**Set problem**
In the lines below, how many hold the word "this"? Answer only with the number.

### Given data ###

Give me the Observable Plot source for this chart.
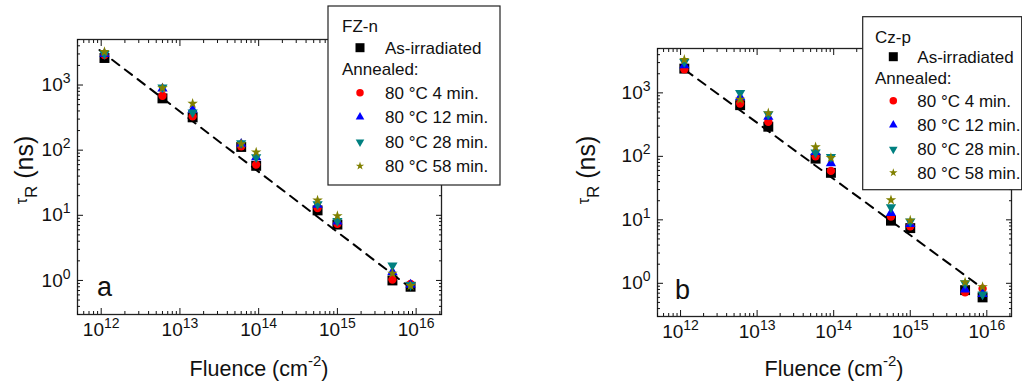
<!DOCTYPE html>
<html><head><meta charset="utf-8">
<script src="https://cdn.jsdelivr.net/npm/d3@7"></script>
<script src="https://cdn.jsdelivr.net/npm/@observablehq/plot@0.6"></script>
<style>
body{margin:0;background:#fff;}
#wrap{position:relative;width:1022px;height:385px;overflow:hidden;}
#wrap svg{position:absolute;top:0;}
</style>
</head><body><div id="wrap"></div>
<script>
// ---- data (panel a: FZ-n) ----
const fluenceA = [1.1e12, 6e12, 1.45e13, 6e13, 9.3e13, 5.6e14, 1e15, 5e15, 8.5e15];
const a_asIrr  = [2600, 624, 319, 112, 57.5, 11.9, 7.2, 1.0, 0.8];
const a_4min   = [2880, 685, 330, 115, 60, 12.9, 7.4, 1.03, 0.88];
const a_12min  = [3000, 880, 420, 125, 78, 14.5, 8.0, 1.35, 0.86];
const a_28min  = [3000, 920, 380, 128, 78, 14.8, 8.2, 1.7, 0.85];
const a_58min  = [3240, 900, 520, 125, 93, 17, 9.8, 1.28, 0.83];
const fitA_x = [9.5e11, 7.6e15];
const fitA_y = [3450, 0.85];

// ---- data (panel b: Cz-p) ----
const fluenceB = [1.12e12, 6e12, 1.4e13, 5.8e13, 9.2e13, 5.6e14, 1e15, 5.2e15, 8.8e15];
const b_asIrr  = [2410, 640, 293, 92, 55, 9.7, 7.4, 0.78, 0.6];
const b_4min   = [2350, 680, 350, 100, 59, 11.3, 7.9, 0.72, 0.82];
const b_12min  = [2730, 860, 420, 117, 78, 12.8, 8.6, 0.8, 0.68];
const b_28min  = [3070, 1000, 460, 115, 98, 15.8, 9.4, 1.0, 0.67];
const b_58min  = [3340, 790, 480, 140, 95, 20.5, 9.8, 1.04, 0.88];
const fitB_x = [1.15e12, 8.1e15];
const fitB_y = [2290, 0.9];

const seriesNames = ["As-irradiated", "80 °C 4 min.", "80 °C 12 min.", "80 °C 28 min.", "80 °C 58 min."];
const seriesColors = ["#000000", "#ff0000", "#0000ff", "#008080", "#808000"];
const majorX = [1e12, 1e13, 1e14, 1e15, 1e16];
const majorY = [1, 10, 100, 1000];
const xDomain = [5e11, 2.1e16];
const yDomain = [0.3, 5000];

function minorTicks(lo, hi, e0, e1) {
  const out = [];
  for (let e = e0; e <= e1; e++) for (let k = 2; k <= 9; k++) {
    const v = k * Math.pow(10, e);
    if (v >= lo * 0.999 && v <= hi * 1.001) out.push(v);
  }
  return out;
}
const minorX = minorTicks(xDomain[0], xDomain[1], 11, 16);
const minorY = minorTicks(yDomain[0], yDomain[1], -1, 3);

const S3 = Math.sqrt(3);
const triDown = {draw(ctx, size) {
  const y = Math.sqrt(size / (3 * S3));
  ctx.moveTo(0, 2 * y); ctx.lineTo(-S3 * y, -y); ctx.lineTo(S3 * y, -y); ctx.closePath();
}};
const plotSymbols = ["square", "circle", "triangle", triDown, "star"];
const plotRadii = [5.6, 4.2, 3.8, 3.8, 3.3];
const d3Symbols = [d3.symbolSquare, d3.symbolCircle, d3.symbolTriangle, triDown, d3.symbolStar];
const legendSizes = [81, 44, 32, 32, 22];

const FONT = "'Liberation Sans', Arial, Helvetica, sans-serif";
const fmtExp = d => "10^" + Math.round(Math.log10(d));
const blank = () => "";

function axesMarks() {
  return [
    Plot.axisX({anchor: "bottom", ticks: majorX, tickSize: -6, tickPadding: 14, tickFormat: fmtExp, label: null, fontSize: 19}),
    Plot.axisX({anchor: "bottom", ticks: minorX, tickSize: -3, tickFormat: blank, label: null}),
    Plot.axisX({anchor: "top", ticks: majorX, tickSize: -6, tickFormat: blank, label: null}),
    Plot.axisX({anchor: "top", ticks: minorX, tickSize: -3, tickFormat: blank, label: null}),
    Plot.axisY({anchor: "left", ticks: majorY, tickSize: -6, tickPadding: 13, tickFormat: fmtExp, label: null, fontSize: 19}),
    Plot.axisY({anchor: "left", ticks: minorY, tickSize: -3, tickFormat: blank, label: null}),
    Plot.axisY({anchor: "right", ticks: majorY, tickSize: -6, tickFormat: blank, label: null}),
    Plot.axisY({anchor: "right", ticks: minorY, tickSize: -3, tickFormat: blank, label: null})
  ];
}

function makePanel(cfg) {
  const marks = [];
  marks.push(Plot.line(cfg.fitX.map((x, i) => ({x, y: cfg.fitY[i]})),
    {x: "x", y: "y", stroke: "black", strokeWidth: 2, strokeDasharray: "9,7"}));
  cfg.series.forEach((vals, s) => {
    marks.push(Plot.dot(cfg.fluence.map((f, i) => ({f, v: vals[i]})),
      {x: "f", y: "v", symbol: plotSymbols[s], r: plotRadii[s], fill: seriesColors[s]}));
  });
  marks.push(Plot.frame({stroke: "#222", strokeWidth: 1.3}));
  marks.push(...axesMarks());
  const svg = Plot.plot({
    width: 511, height: 385,
    marginLeft: cfg.m[0], marginRight: cfg.m[1], marginTop: cfg.m[2], marginBottom: cfg.m[3],
    x: {type: "log", domain: xDomain},
    y: {type: "log", domain: yDomain},
    style: {fontFamily: FONT, fontSize: "19px", background: "transparent", color: "#111", overflow: "visible"},
    marks
  });
  const sel = d3.select(svg);
  // superscript exponents in tick labels
  sel.selectAll("text").each(function() {
    const t = this.textContent;
    const m = /^10\^(-?\d+)$/.exec(t);
    if (!m) return;
    const el = d3.select(this);
    el.text("10");
    el.append("tspan").attr("dy", "-8").attr("font-size", "14px").text(m[1]);
  });
  const fx0 = cfg.m[0], fx1 = 511 - cfg.m[1], fy0 = cfg.m[2], fy1 = 385 - cfg.m[3];
  // x label
  const xl = sel.append("text").attr("x", (fx0 + fx1) / 2).attr("y", 376)
    .attr("text-anchor", "middle").attr("font-size", "21.5px").attr("fill", "#111");
  xl.append("tspan").text("Fluence (cm");
  xl.append("tspan").attr("dy", "-10").attr("font-size", "15px").text("-2");
  xl.append("tspan").attr("dy", "10").text(")");
  // y label
  const yl = sel.append("text").attr("transform", `translate(${fx0 + cfg.ylabDx},170) rotate(-90)`)
    .attr("text-anchor", "middle").attr("font-size", "25px").attr("fill", "#111");
  yl.append("tspan").attr("font-size", "16px").attr("dy", "-6").text("τ");
  yl.append("tspan").attr("font-size", "17px").attr("dy", "10").text("R");
  yl.append("tspan").attr("dy", "-4").text(" (ns)");
  // panel letter
  sel.append("text").attr("x", fx0 + cfg.letterDx).attr("y", fy1 - cfg.letterDy)
    .attr("text-anchor", "start").attr("font-size", "27px").attr("fill", "#111").text(cfg.letter);
  // legend
  const L = cfg.legend;
  const g = sel.append("g").attr("font-size", "17px").attr("fill", "#111").attr("text-anchor", "start");
  g.append("rect").attr("x", L.x).attr("y", L.y).attr("width", L.w).attr("height", L.h)
    .attr("fill", "white").attr("stroke", "#222").attr("stroke-width", 1.2);
  g.append("text").attr("text-anchor", "start").attr("x", L.tx0).attr("y", L.rows[0] + 6).text(cfg.title);
  g.append("text").attr("text-anchor", "start").attr("x", L.tx0).attr("y", L.rows[2] + 6).text("Annealed:");
  const rowIdx = [1, 3, 4, 5, 6];
  seriesNames.forEach((name, s) => {
    const ry = L.rows[rowIdx[s]];
    g.append("path").attr("transform", `translate(${L.sx},${ry})`)
      .attr("d", d3.symbol(d3Symbols[s], legendSizes[s])()).attr("fill", seriesColors[s]);
    g.append("text").attr("text-anchor", "start").attr("x", L.tx1).attr("y", ry + 6).text(name);
  });
  return svg;
}

const wrap = document.getElementById("wrap");
const svgA = makePanel({
  fluence: fluenceA, series: [a_asIrr, a_4min, a_12min, a_28min, a_58min],
  fitX: fitA_x, fitY: fitA_y, m: [77, 70, 39, 71],
  ylabDx: -44, letter: "a", letterDx: 20, letterDy: 18, title: "FZ-n",
  legend: {x: 328, y: 6, w: 172, h: 179, tx0: 342, sx: 360, tx1: 385, rows: [26, 47.7, 69, 92.7, 117, 142, 166]}
});
svgA.style.left = "0px";
wrap.appendChild(svgA);
const svgB = makePanel({
  fluence: fluenceB, series: [b_asIrr, b_4min, b_12min, b_28min, b_58min],
  fitX: fitB_x, fitY: fitB_y, m: [146, 11, 48, 69],
  ylabDx: -62, letter: "b", letterDx: 18, letterDy: 17, title: "Cz-p",
  legend: {x: 351.7, y: 16.7, w: 159, h: 173, tx0: 364, sx: 382.3, tx1: 406.3, rows: [36.7, 56.7, 78.3, 100.7, 125, 149.3, 172.7]}
});
svgB.style.left = "511px";
wrap.appendChild(svgB);
</script></body></html>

###

**Written response**
3